* **YOUR OBJECTIVE**:
Exactly repeat the material, dropping every picture from the copy.

* **MATERIAL PROVIDED**:
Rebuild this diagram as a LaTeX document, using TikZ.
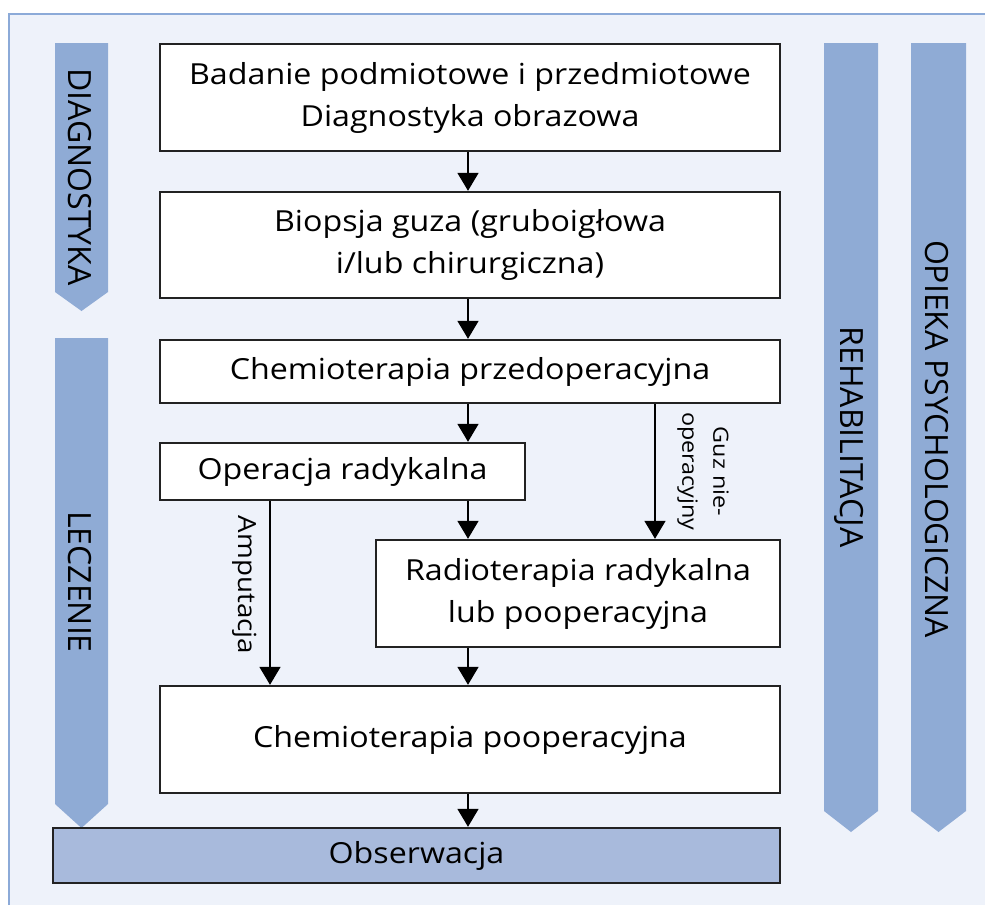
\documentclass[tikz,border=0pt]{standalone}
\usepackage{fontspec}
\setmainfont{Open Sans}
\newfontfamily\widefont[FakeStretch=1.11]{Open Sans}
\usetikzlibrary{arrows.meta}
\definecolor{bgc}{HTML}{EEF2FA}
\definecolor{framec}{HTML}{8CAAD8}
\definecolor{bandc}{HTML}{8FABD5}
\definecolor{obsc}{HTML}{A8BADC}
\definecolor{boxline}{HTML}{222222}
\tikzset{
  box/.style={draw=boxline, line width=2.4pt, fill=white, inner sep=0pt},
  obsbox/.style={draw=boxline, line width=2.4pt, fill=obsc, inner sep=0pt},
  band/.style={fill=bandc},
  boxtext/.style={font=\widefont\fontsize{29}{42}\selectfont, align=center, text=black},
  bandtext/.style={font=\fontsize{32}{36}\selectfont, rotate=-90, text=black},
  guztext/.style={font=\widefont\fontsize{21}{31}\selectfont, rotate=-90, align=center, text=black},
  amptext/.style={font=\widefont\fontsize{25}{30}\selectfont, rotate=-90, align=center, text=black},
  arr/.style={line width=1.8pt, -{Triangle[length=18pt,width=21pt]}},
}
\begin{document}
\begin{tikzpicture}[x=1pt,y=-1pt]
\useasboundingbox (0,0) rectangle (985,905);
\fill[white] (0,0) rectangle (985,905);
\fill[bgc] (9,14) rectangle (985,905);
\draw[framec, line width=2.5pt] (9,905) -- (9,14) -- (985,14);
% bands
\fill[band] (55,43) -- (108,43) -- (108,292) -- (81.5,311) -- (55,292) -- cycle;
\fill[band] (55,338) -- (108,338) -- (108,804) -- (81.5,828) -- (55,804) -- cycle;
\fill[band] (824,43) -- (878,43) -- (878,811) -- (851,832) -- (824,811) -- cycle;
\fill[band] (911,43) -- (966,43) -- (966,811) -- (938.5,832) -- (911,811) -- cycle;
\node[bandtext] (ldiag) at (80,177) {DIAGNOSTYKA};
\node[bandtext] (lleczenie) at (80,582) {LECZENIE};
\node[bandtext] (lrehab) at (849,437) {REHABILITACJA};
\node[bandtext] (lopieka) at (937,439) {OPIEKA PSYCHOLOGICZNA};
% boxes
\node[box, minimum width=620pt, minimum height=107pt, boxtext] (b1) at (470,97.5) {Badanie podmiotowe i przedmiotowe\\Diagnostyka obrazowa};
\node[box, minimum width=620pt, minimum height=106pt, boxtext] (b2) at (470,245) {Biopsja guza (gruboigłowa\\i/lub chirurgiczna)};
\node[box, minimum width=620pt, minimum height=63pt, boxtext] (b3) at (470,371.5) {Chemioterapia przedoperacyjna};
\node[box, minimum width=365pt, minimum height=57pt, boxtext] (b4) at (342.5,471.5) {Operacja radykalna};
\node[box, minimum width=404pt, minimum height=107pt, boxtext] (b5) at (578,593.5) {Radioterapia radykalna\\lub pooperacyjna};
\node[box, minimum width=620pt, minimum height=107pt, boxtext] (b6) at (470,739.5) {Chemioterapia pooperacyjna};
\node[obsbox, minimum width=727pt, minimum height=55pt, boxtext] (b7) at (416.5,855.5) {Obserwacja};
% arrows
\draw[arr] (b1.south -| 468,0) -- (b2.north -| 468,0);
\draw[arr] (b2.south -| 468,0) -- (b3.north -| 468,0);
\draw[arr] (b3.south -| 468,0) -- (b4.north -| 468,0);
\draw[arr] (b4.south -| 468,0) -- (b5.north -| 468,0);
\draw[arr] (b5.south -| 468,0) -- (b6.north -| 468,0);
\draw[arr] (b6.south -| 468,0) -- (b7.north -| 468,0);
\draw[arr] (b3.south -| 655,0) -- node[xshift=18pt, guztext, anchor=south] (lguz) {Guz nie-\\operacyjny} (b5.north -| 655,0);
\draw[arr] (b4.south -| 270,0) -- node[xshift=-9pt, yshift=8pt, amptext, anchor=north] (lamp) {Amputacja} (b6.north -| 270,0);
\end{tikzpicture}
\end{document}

* **RESPONSE TO THIS EXERCISE**:
Rebuild this diagram as a LaTeX document, using TikZ.
\documentclass[tikz,border=0pt]{standalone}
\usepackage{fontspec}
\setmainfont{Open Sans}
\newfontfamily\widefont[FakeStretch=1.11]{Open Sans}
\usetikzlibrary{arrows.meta}
\definecolor{bgc}{HTML}{EEF2FA}
\definecolor{framec}{HTML}{8CAAD8}
\definecolor{bandc}{HTML}{8FABD5}
\definecolor{obsc}{HTML}{A8BADC}
\definecolor{boxline}{HTML}{222222}
\tikzset{
  box/.style={draw=boxline, line width=2.4pt, fill=white, inner sep=0pt},
  obsbox/.style={draw=boxline, line width=2.4pt, fill=obsc, inner sep=0pt},
  band/.style={fill=bandc},
  boxtext/.style={font=\widefont\fontsize{29}{42}\selectfont, align=center, text=black},
  bandtext/.style={font=\fontsize{32}{36}\selectfont, rotate=-90, text=black},
  guztext/.style={font=\widefont\fontsize{21}{31}\selectfont, rotate=-90, align=center, text=black},
  amptext/.style={font=\widefont\fontsize{25}{30}\selectfont, rotate=-90, align=center, text=black},
  arr/.style={line width=1.8pt, -{Triangle[length=18pt,width=21pt]}},
}
\begin{document}
\begin{tikzpicture}[x=1pt,y=-1pt]
\useasboundingbox (0,0) rectangle (985,905);
\fill[white] (0,0) rectangle (985,905);
\fill[bgc] (9,14) rectangle (985,905);
\draw[framec, line width=2.5pt] (9,905) -- (9,14) -- (985,14);
% bands
\fill[band] (55,43) -- (108,43) -- (108,292) -- (81.5,311) -- (55,292) -- cycle;
\fill[band] (55,338) -- (108,338) -- (108,804) -- (81.5,828) -- (55,804) -- cycle;
\fill[band] (824,43) -- (878,43) -- (878,811) -- (851,832) -- (824,811) -- cycle;
\fill[band] (911,43) -- (966,43) -- (966,811) -- (938.5,832) -- (911,811) -- cycle;
\node[bandtext] (ldiag) at (80,177) {DIAGNOSTYKA};
\node[bandtext] (lleczenie) at (80,582) {LECZENIE};
\node[bandtext] (lrehab) at (849,437) {REHABILITACJA};
\node[bandtext] (lopieka) at (937,439) {OPIEKA PSYCHOLOGICZNA};
% boxes
\node[box, minimum width=620pt, minimum height=107pt, boxtext] (b1) at (470,97.5) {Badanie podmiotowe i przedmiotowe\\Diagnostyka obrazowa};
\node[box, minimum width=620pt, minimum height=106pt, boxtext] (b2) at (470,245) {Biopsja guza (gruboigłowa\\i/lub chirurgiczna)};
\node[box, minimum width=620pt, minimum height=63pt, boxtext] (b3) at (470,371.5) {Chemioterapia przedoperacyjna};
\node[box, minimum width=365pt, minimum height=57pt, boxtext] (b4) at (342.5,471.5) {Operacja radykalna};
\node[box, minimum width=404pt, minimum height=107pt, boxtext] (b5) at (578,593.5) {Radioterapia radykalna\\lub pooperacyjna};
\node[box, minimum width=620pt, minimum height=107pt, boxtext] (b6) at (470,739.5) {Chemioterapia pooperacyjna};
\node[obsbox, minimum width=727pt, minimum height=55pt, boxtext] (b7) at (416.5,855.5) {Obserwacja};
% arrows
\draw[arr] (b1.south -| 468,0) -- (b2.north -| 468,0);
\draw[arr] (b2.south -| 468,0) -- (b3.north -| 468,0);
\draw[arr] (b3.south -| 468,0) -- (b4.north -| 468,0);
\draw[arr] (b4.south -| 468,0) -- (b5.north -| 468,0);
\draw[arr] (b5.south -| 468,0) -- (b6.north -| 468,0);
\draw[arr] (b6.south -| 468,0) -- (b7.north -| 468,0);
\draw[arr] (b3.south -| 655,0) -- node[xshift=18pt, guztext, anchor=south] (lguz) {Guz nie-\\operacyjny} (b5.north -| 655,0);
\draw[arr] (b4.south -| 270,0) -- node[xshift=-9pt, yshift=8pt, amptext, anchor=north] (lamp) {Amputacja} (b6.north -| 270,0);
\end{tikzpicture}
\end{document}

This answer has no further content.